Sin embargo, lo que hay en la red es información, pues información son datos, verdaderos o falsos, relevantes o irrelevantes, mientras que el conocimiento es un acontecimiento que ocurre en ciertas situaciones y condiciones y no se da sí o sí, pues depende de la recepción, de la comprensión, de la forma que toman las cosas para alguien y de la noción del lugar que cada cosa tiene.

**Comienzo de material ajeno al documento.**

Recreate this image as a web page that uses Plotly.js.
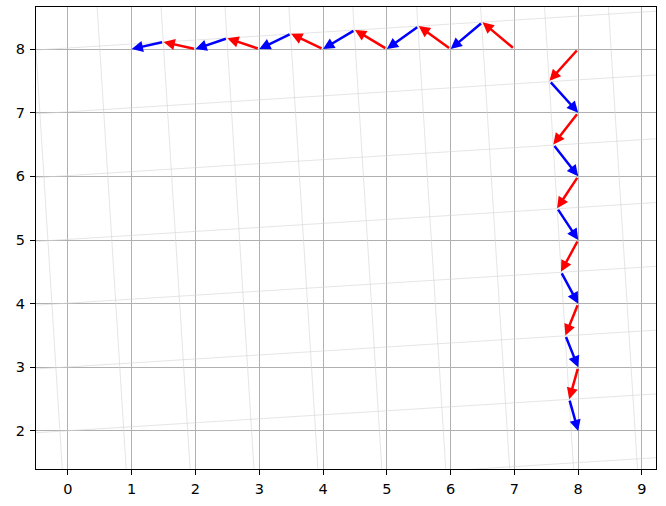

Por otro lado, descabelladamente, los miembros de las plutocracias financieras que controlan el sistema corporativo que a su vez domina el mundo -por encima de los Gobiernos locales y sus espectáculos de feria- pareciesen creer que viven en un mundo seguro, a pesar de los descomunales impactos ecológicos y climáticos como consecuencia de mantener un rumbo de colisión. Y pareciesen creer también que ese rumbo que imaginan favorable se mantendrá porque, fieles a su naturaleza de hombres de cálculo, ponen su tranquilidad en el efecto de los medios sobre las mayorías. No obstante, los más destacados pensadores de todos los tiempos han sabido que las mayorías viven siempre de las tendencias del pasado, mientras que un pequeño número de personas viven ya los parámetros que más tarde serán transferidos a la generalidad de los seres humanos. De hecho, hay estudios sociológicos que hablan de la cifra crítica a partir de la cual se alcanza una pronta cristalización de esas transformaciones.

Nosotros, sin embargo, fieles a nuestra práctica de evitar el cálculo, no daremos cifras y sólo citaremos: “Desde dentro de un mundo que se hunde, otro mundo emerge”.